Cómo desmantelar una Célula
Tengo la suerte y el privilegio de viajar mucho y conocer un montón de lugares. Sin embargo, aún pudiendo escribir sobre tantos paisajes raros con piedras y casas extrañas, sólo puedo pensar en blanco. Y cuando pienso en blanco, pienso en Caylus, un pueblito en el medio de Francia con menos de 500 personas, donde habité durante 1 mes, hace unos años. Era invierno, nevaba seguido. Recuerdo la niebla durante el amanecer -que tanto vi en cuadros al óleo en libros- y los movimientos y horarios de la gente; saber que la señora de la tercera casa en diagonal salía todos los días a las 7:10 am a comprar su baguette y 40 minutos más tarde su marido abría el mercado. Además pienso en Tierra del Fuego y el atardecer en las afueras de Ushuaia, en junio, viendo extrañada la montaña como si algo le hubiera dado un mordisco a la nieve, mientras el sol se oculta naranja y se hace más patente el contraste entre lo cálido y lo frío; y en la Patagonia, con los glaciares rodeados de turquesa, los truenos del Perito Moreno y témpanos de hielo flotando en agua color mate cocido con leche.

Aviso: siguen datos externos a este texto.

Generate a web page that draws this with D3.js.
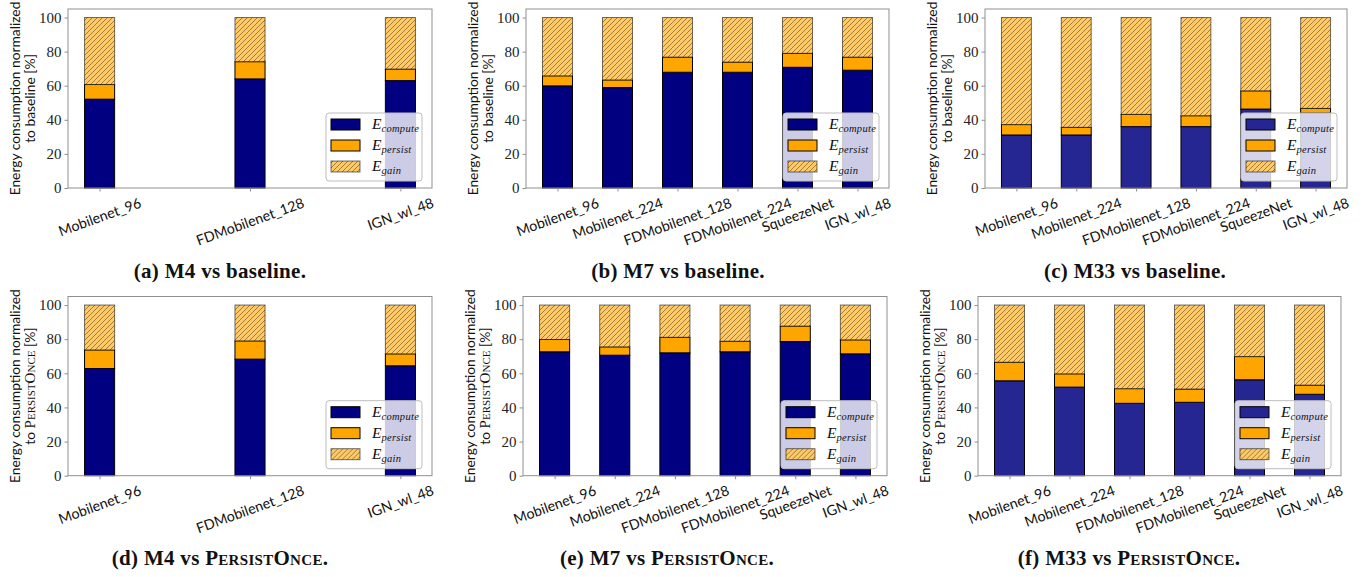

Para mí hay algo increíblemente cautivador en estar rodeada de blanco, en soledad, con el frío y el sonido del viento pegando en la cara, sintiendo la nariz fría, roja, y los ojos llorosos. Pocas cosas me resultan tan estimulantes como esos paisajes de invierno. Logran hacerme encontrar matices de color imperceptibles, luces alucinantes, detalles mínimos y sonidos a los que de otra forma no prestaría atención. Gracias a esos paisajes pude encontrar los propios y reconocerme en ellos. Nada más lindo que volver a casa para cobijarse en una hoja en blanco con un millón de nuevos garabatos.